The Tragedy of Antony and Cleopatra Contrasting Regions Quotes
How we cite our quotes: Citations follow this format: (Act.Scene.Line). Line numbers correspond to the Riverside edition.
But stirred by Cleopatra.
Now, for the love of Love and her soft hours,
Let's not confound the time with conference harsh.
There's not a minute of our lives should stretch
Without some pleasure now. What sport tonight? (1.1.50-54)
Antony’s reputation at one time rested on his noble work as a soldier, with all the Roman austerity and severity that came with it. His life in Egypt (or his love) has transformed him into a man that wants pleasure all the time, which is indulgent, but also completely contrary to the Roman way.

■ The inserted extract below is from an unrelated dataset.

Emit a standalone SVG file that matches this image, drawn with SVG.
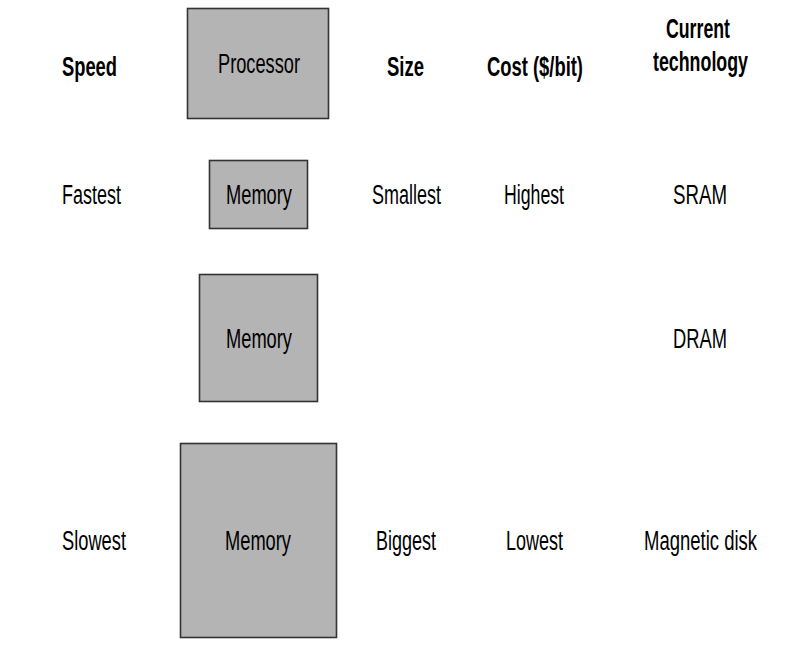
<svg xmlns="http://www.w3.org/2000/svg" width="798" height="646" viewBox="0 0 798 646">
<style>
.box{fill:#b4b4b4;stroke:#333;stroke-width:1.6}
text{font-family:"Liberation Sans",Arial,sans-serif;font-size:27px;fill:#000}
.b{font-weight:bold}
</style>
<rect width="798" height="646" fill="#fff"/>
<g id="headers">
<text class="b" x="62" y="76" textLength="55" lengthAdjust="spacingAndGlyphs">Speed</text>
<text class="b" x="387" y="76" textLength="37" lengthAdjust="spacingAndGlyphs">Size</text>
<text class="b" x="487" y="76" textLength="96" lengthAdjust="spacingAndGlyphs">Cost ($/bit)</text>
<text class="b" x="666" y="38" textLength="64" lengthAdjust="spacingAndGlyphs">Current</text>
<text class="b" x="653" y="71" textLength="95" lengthAdjust="spacingAndGlyphs">technology</text>
</g>
<g id="processor">
<rect class="box" x="187.5" y="8.5" width="141" height="110"/>
<text x="218" y="73" textLength="82" lengthAdjust="spacingAndGlyphs">Processor</text>
</g>
<g id="memory1">
<rect class="box" x="209.5" y="160.5" width="98" height="68"/>
<text x="226" y="204" textLength="66" lengthAdjust="spacingAndGlyphs">Memory</text>
</g>
<g id="memory2">
<rect class="box" x="199.5" y="274.5" width="118" height="127"/>
<text x="226" y="348" textLength="66" lengthAdjust="spacingAndGlyphs">Memory</text>
</g>
<g id="memory3">
<rect class="box" x="180.5" y="443.5" width="156" height="194"/>
<text x="225" y="550" textLength="66" lengthAdjust="spacingAndGlyphs">Memory</text>
</g>
<g id="row1">
<text x="62" y="204" textLength="59" lengthAdjust="spacingAndGlyphs">Fastest</text>
<text x="372" y="204" textLength="69" lengthAdjust="spacingAndGlyphs">Smallest</text>
<text x="504" y="204" textLength="60" lengthAdjust="spacingAndGlyphs">Highest</text>
<text x="673" y="204" textLength="54" lengthAdjust="spacingAndGlyphs">SRAM</text>
</g>
<g id="row2">
<text x="673" y="348" textLength="54" lengthAdjust="spacingAndGlyphs">DRAM</text>
</g>
<g id="row3">
<text x="62" y="550" textLength="64" lengthAdjust="spacingAndGlyphs">Slowest</text>
<text x="376" y="550" textLength="60" lengthAdjust="spacingAndGlyphs">Biggest</text>
<text x="506" y="550" textLength="57" lengthAdjust="spacingAndGlyphs">Lowest</text>
<text x="644" y="550" textLength="113" lengthAdjust="spacingAndGlyphs">Magnetic disk</text>
</g>
<g id="connectors"></g>
</svg>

You may see, Lepidus, and henceforth know,
It is not Caesar's natural vice to hate
Our great competitor. From Alexandria
This is the news: he fishes, drinks, and wastes
The lamps of night in revel, is not more manlike
Than Cleopatra, nor the queen of Ptolemy
More womanly than he; (1.4.1-7)
Caesar criticizes Antony’s decadent actions in Egypt, but the hint is that these are things natural to Egypt (and thus unbefitting a Roman). This decadence is also characterized by its femininity, which is linked to an Eastern way of life, and a polar opposite to the Roman austere ideal, which is linked to masculinity.
"Good friend," quoth he
"Say the firm Roman to great Egypt sends
This treasure of an oyster; at whose foot,
To mend the petty present, I will piece
Her opulent throne with kingdoms. All the East,
Say thou, shall call her mistress." (1.5.49-55)
Antony, in a very chivalrous fashion, sends his love to Cleopatra. He presents her a decadent bauble of a pearl (befitting the East), but it’s important that as he sets on his journey out of Egypt, he identifies himself as a "firm Roman." He goes as a soldier, and thus is leaving behind the decadence that characterized his life in Egypt, trading it for Roman austerity. He hasn’t forgotten her (and the East) in spite of this transformation; hence the gift.